I didn’t want to write this review, because I feel like the asshole messenger who has to deliver bad news: Anchorman 2: The Legend Continues is not a great comedy. As an immense fan of the absurdly delightful original, it gives me no pleasure to reveal this. I had hoped that Adam McKay and Will Ferrell could somehow avoid the problem that plagues most comedy sequels, the “bigger, bigger, more more” issue, but sadly, it falls into the same trap. The comedy isn’t as funny as in the original, but it is voiced with more volume, and like most comedy sequels, it takes a hilarious scene-stealing character that’s great in small doses (in this case, Brick) and quickly wears out his novelty by elevating him into a co-lead.

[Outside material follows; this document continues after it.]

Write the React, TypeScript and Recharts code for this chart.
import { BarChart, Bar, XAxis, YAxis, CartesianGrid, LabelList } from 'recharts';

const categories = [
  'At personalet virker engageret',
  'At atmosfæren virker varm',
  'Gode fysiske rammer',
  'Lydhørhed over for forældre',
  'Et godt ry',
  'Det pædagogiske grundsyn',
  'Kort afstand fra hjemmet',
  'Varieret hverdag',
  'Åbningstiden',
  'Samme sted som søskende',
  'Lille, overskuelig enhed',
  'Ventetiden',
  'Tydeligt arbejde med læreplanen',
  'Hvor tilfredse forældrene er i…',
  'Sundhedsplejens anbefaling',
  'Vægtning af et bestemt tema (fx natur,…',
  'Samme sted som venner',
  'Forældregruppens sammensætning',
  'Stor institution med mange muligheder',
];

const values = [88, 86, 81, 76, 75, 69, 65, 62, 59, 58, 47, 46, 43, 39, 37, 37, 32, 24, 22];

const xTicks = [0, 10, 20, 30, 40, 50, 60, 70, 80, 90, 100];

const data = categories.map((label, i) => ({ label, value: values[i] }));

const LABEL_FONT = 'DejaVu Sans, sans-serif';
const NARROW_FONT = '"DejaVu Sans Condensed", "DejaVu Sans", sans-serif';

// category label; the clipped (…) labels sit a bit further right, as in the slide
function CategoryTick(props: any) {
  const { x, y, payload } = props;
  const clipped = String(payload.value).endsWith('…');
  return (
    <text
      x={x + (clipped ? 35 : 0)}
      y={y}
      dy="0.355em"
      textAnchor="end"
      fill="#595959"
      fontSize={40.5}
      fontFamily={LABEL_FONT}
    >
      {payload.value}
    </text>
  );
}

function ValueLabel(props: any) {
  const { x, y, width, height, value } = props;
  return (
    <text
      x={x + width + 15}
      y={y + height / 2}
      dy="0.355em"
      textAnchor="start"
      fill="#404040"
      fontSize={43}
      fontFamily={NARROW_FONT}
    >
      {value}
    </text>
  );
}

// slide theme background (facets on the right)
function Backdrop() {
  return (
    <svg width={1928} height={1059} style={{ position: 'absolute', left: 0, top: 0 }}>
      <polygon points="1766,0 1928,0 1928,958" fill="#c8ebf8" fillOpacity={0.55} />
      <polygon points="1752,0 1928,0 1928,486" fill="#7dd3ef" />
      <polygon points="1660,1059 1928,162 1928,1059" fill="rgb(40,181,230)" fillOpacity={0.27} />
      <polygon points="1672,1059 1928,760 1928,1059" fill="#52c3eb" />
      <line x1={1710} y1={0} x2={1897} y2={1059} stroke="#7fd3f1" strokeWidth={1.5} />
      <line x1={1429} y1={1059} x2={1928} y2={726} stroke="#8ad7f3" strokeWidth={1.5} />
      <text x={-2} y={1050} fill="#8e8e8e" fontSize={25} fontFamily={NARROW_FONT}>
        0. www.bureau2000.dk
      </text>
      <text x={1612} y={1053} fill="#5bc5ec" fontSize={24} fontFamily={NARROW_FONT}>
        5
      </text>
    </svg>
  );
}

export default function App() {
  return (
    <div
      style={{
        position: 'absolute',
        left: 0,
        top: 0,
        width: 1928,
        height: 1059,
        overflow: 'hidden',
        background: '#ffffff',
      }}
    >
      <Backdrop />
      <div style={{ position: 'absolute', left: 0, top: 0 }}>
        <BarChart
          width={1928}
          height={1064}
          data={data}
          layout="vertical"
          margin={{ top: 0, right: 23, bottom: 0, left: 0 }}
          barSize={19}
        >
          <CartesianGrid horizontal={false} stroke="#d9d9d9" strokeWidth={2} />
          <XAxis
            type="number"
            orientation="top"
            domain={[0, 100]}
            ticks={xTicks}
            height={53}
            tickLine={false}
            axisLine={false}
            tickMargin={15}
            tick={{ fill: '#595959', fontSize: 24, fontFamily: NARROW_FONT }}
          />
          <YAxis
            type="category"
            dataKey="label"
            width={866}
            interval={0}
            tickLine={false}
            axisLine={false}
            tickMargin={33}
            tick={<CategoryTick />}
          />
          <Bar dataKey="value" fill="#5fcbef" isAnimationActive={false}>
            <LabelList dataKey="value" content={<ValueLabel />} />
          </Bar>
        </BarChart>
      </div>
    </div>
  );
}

Anchorman 2 is not a terrible comedy, however. It’s light years ahead of The Hangover sequels, and there are intermittent bursts of creativity that make the endeavor worthwhile, but there is nothing lasting in this film. It will not inspire a collection of Internet memes, it will not be quoted extensively in the years to come, and it probably won’t bring in a new generation of fans. That’s a shame, too, because Anchorman 2 didn’t feel like a sell-out project. The studio had initially rejected the sequel, the cast took pay cuts to be in it, and it was only the fanbase’s desire for a new installment, and McKay and Ferrell’s passion for the characters that finally got it off the ground.

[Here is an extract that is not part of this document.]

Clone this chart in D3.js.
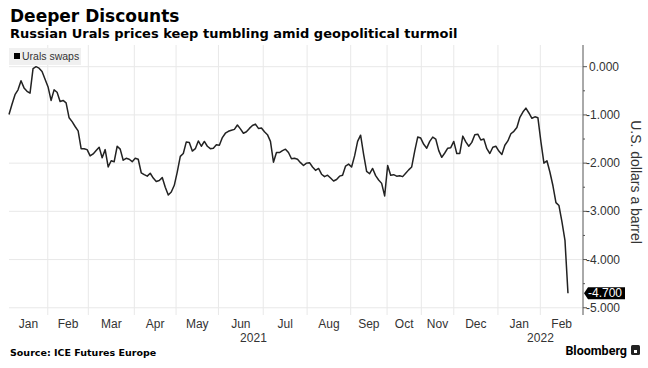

Unfortunately, what was once fresh and original now feels stale, as the brand of comedy popularized by Anchorman has been appropriated in dozens of other comedies, not to mention Will Ferrell and Adam McKay’s other collaborations, Step Brothers and The Other Guys, both of which are much better than Anchorman 2, and both of which at least attempt to graft a story onto the nonsensical punchlines.
Anchorman 2, however, doesn’t really bother with trivialities like plot, tension, or an arc. It’s mostly a series of interconnected sketches built around Ron Burgundy and Brick Tamland that occasionally work to brilliant affect, but more often than not collapse under a desperation to be outdo its own silliness. The clever inanity of the first movie, the non-sequiturs, and the foul-mouthed tangents felt surprising in the original, even a little confusing. Here, it almost feels like they’re answering a spontaneous call from fans. “Hey! Can you do that Ron Burgundy impression?” It feels forced, lacking in wit, and at times, downright Sandlerian. The satire, too, is way too on-the-nose, although at this point, making fun of cable news is almost like trying to parody The Onion. There’s nowhere left to go.
There are blissful moments, however, such as the awkward dinner scene in which Ron Burgundy painfully attempts to assimilate with a black family, and there are a few great gags, most of which you’ve already seen in the trailer. That’s part of the problem with Anchorman 2: It’s a few great sequences seemingly designed to market the movie built around an immense amount of filler. It could’ve used twenty or thirty minutes of trimming, and it wouldn’t’ have felt any more rushed than it already does in the film’s climactic scene, which was clearly written to accommodate a shitload of cameos instead of being designed to in any way service the plot (it’s completely nonsensical, and despite some very fun cameos, it’s painful to see the entire film go completely off the rails. With as many great comedians stuffed into the finale, it shouldn’t have been so completely boring).
Still, I will give credit to Anchorman 2 for being better than most studio comedies we are subjected to. The problem is, it’s not being compared to the output of Vince Vaughn or Adam Sandler or even Judd Apatow’s younger generation of man-children (Rogen, Franco, Hill, etc.). It’s being compared against the original Anchorman, and by that measure, it falls woefully short.